EXERCISE DETAILS
Please give back word for word the lines below, from the first one through the one with "bg.add_patch(panel)".

DATASET SECTION
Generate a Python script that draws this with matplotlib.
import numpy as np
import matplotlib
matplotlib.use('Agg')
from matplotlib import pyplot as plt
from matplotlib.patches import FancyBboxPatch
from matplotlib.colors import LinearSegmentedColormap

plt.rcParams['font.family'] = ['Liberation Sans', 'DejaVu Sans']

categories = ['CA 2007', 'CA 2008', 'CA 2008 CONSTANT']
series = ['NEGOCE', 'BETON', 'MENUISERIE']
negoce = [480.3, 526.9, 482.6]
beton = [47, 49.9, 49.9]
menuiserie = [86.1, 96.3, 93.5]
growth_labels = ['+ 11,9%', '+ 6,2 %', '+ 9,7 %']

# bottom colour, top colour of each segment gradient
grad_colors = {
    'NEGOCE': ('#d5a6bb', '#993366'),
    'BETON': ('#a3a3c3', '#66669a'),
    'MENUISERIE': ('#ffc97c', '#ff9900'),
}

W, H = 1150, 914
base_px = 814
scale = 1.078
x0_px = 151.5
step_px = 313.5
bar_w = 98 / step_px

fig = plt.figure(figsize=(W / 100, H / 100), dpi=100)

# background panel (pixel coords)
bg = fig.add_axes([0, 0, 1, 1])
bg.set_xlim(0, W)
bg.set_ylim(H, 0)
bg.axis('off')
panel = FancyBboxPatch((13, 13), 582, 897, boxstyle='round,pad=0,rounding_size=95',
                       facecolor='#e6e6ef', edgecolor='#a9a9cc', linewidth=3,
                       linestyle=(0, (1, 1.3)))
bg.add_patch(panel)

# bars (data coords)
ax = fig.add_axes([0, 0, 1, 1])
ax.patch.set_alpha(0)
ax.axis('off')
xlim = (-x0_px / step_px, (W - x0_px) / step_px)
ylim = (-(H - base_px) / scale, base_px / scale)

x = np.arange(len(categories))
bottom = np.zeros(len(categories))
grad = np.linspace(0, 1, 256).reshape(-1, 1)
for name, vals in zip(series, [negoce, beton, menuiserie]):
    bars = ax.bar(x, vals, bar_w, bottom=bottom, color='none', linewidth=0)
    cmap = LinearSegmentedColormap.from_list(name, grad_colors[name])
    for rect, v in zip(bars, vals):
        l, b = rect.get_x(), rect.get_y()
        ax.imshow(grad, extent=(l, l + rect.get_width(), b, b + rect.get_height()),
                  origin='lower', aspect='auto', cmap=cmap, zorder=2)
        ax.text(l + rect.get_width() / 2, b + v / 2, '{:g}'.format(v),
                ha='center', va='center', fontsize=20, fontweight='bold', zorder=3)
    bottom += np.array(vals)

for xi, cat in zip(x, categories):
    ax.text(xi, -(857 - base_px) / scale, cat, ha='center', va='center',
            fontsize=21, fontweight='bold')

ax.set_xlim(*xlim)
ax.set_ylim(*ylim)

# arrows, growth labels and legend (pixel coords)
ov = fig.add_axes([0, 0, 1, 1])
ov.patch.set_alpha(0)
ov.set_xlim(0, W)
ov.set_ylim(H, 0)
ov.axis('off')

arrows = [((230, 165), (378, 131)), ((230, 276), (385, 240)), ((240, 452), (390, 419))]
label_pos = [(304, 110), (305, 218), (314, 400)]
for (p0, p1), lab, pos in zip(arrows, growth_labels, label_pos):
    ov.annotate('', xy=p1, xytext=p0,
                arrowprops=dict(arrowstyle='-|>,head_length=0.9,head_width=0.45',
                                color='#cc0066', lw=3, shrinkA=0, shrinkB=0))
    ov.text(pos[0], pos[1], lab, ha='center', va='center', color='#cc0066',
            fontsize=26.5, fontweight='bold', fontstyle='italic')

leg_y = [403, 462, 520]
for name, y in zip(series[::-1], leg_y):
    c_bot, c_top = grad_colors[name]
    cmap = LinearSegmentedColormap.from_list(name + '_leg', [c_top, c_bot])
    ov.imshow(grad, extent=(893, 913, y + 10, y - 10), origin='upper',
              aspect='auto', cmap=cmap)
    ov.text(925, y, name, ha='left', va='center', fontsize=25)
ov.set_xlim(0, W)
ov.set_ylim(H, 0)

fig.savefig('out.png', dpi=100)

SOLUTION BELOW
Generate a Python script that draws this with matplotlib.
import numpy as np
import matplotlib
matplotlib.use('Agg')
from matplotlib import pyplot as plt
from matplotlib.patches import FancyBboxPatch
from matplotlib.colors import LinearSegmentedColormap

plt.rcParams['font.family'] = ['Liberation Sans', 'DejaVu Sans']

categories = ['CA 2007', 'CA 2008', 'CA 2008 CONSTANT']
series = ['NEGOCE', 'BETON', 'MENUISERIE']
negoce = [480.3, 526.9, 482.6]
beton = [47, 49.9, 49.9]
menuiserie = [86.1, 96.3, 93.5]
growth_labels = ['+ 11,9%', '+ 6,2 %', '+ 9,7 %']

# bottom colour, top colour of each segment gradient
grad_colors = {
    'NEGOCE': ('#d5a6bb', '#993366'),
    'BETON': ('#a3a3c3', '#66669a'),
    'MENUISERIE': ('#ffc97c', '#ff9900'),
}

W, H = 1150, 914
base_px = 814
scale = 1.078
x0_px = 151.5
step_px = 313.5
bar_w = 98 / step_px

fig = plt.figure(figsize=(W / 100, H / 100), dpi=100)

# background panel (pixel coords)
bg = fig.add_axes([0, 0, 1, 1])
bg.set_xlim(0, W)
bg.set_ylim(H, 0)
bg.axis('off')
panel = FancyBboxPatch((13, 13), 582, 897, boxstyle='round,pad=0,rounding_size=95',
                       facecolor='#e6e6ef', edgecolor='#a9a9cc', linewidth=3,
                       linestyle=(0, (1, 1.3)))
bg.add_patch(panel)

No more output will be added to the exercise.